News and Opinion from Sisters, Oregon
After voting unanimously on March 7 to add Sisters Eagle Airport to Oregon's list of airports of state concern, the Oregon Department of Aviation decided to unwind that action last week after written testimony was left out of the record.
"We got a whole bunch of emails and somehow we left about 31 of them out of the packet and the staff report that the board voted on (on March 7)," ODA director Mitch Swecker told The Nugget. "We're adding them (the emails) to make it fair to everybody."
The board will revisit the issue again at its April 20 meeting in McMinnville. The omitted emails and the ODA staff report are available for review on the ODA website.
The procedural glitch is the latest development in what has become a tangled knot of issues surrounding the operations of Sisters Eagle Airport. The airport under the ownership of Julie and Benny Benson has made significant grant-funded improvements to its runway, added a fuel depot and has hosted increased aviation activity, including a highly regarded student aviation program affiliated with Sisters High School, and a controversial skydiving operation.
The listing in Appendix M as a privately owned, public-use airport of State concern would have little direct impact on the operations of the airport.
"It continues the uses that are currently allowed," Swecker said. "It enables them in statute."
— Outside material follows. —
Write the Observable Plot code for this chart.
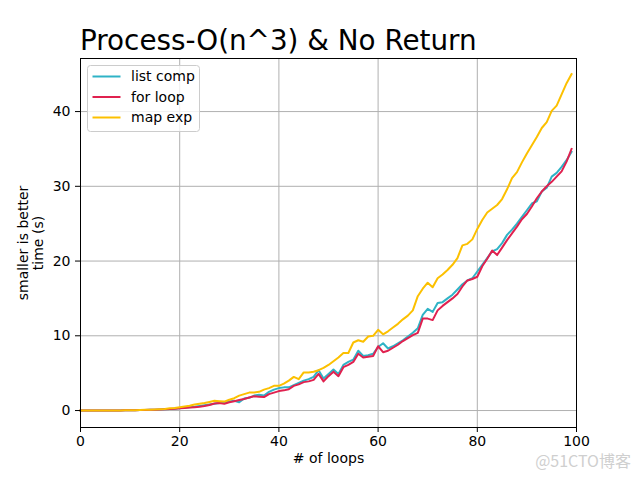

While the airport has seen an increase in traffic and instruction activities, the issue that has raised the greatest concern in the community is the skydiving operation, which is expected to return to action this summer. Some local residents - both in the vicinity of the airport and further out - contend that the aircraft's takeoff pattern and particularly the droning noise of its circling to gain drop altitude is negatively impacting their quality of life.
"Skydiving is the issue," Bruce Mason told The Nugget.
Mason is a member of the steering committee of the local activist group Save Our Skies (SOS).
SOS representatives noted that they are splitting the cost of a facilitator with the airport owners to explore mitigation of the impacts of aircraft noise. Facilitator Anne George is currently assessing the potential for a mitigation agreement.
Both sides have expressed a willingness to "come to the table" - and both sides have said that they've met resistance from the other side.
Julie Benson told The Nugget last week that "SOS is not willing to mitigate (noise impact) - they just want it to stop," Benson said.
SOS members say that is not true. Asked what would constitute mitigation from their point of view, Mason, Karen Hulbert and Susan Springer agreed that a change of takeoff and climbing pattern, changes or reductions in hours and/or days of operation and mechanical modifications to the skydiving aircraft would all be considered forms of mitigation worth considering.
"It would be a substantial noise reduction," Mason said. "We've been saying that all along and have offered suggestions for that... If they did that, 95 percent of the complaints would go away."
Asked last week about mechanical adaptations that could make a difference with propeller noise on the skydiving aircraft - such as installing a three-bladed propeller or adding a muffler - Benson told The Nugget, "Absolutely, I believe there are some mechanical modifications that would help that plane. They're expensive. Who's going to pay for that? That's absolutely something that we could bring to the table - if we can get to the table."
Mason suggests that the use of a more powerful plane that could climb more quickly and quietly would be beneficial.
The skydiving operation does not currently have use of the drop zones where parachutists landed last summer. To use the properties where they landed - one alongside Camp Polk Road inside the city limits and one on a hayfield on private property under county jurisdiction - the operation would have to obtain a conditional-use permit, which would require a land-use process including public hearings. The timeline for obtaining permits by the start of the season would be extremely tight and given the likelihood of appeals, probably not
viable.
Without the permits, the skydivers' landing zone would have to be on the airport property.
In addition to the noise- impact controversy, there is an issue regarding a paved "runout" on the airport runway. Senior Deschutes County Planner Peter Russell noted in a memorandum last fall that the paving of the runout in 2015 poses several "challenges" for the County - the first being that it was reportedly done without permits. Additionally, the use is not allowed in the Rural Residential (RR-10) zone and it sits on property not owned by the airport but on the common area owned by the adjacent Eagle Air Estates subdivision.
Also, the runout was reportedly built on lands mapped as wetlands.
The Department of State Lands has not yet made a determination on the wetlands question or any action that might arise from it, and the Eagle Air Estates homeowners association and the airport owners are currently involved in mediation to resolve the issue of the runout intrusion onto the HOA common area.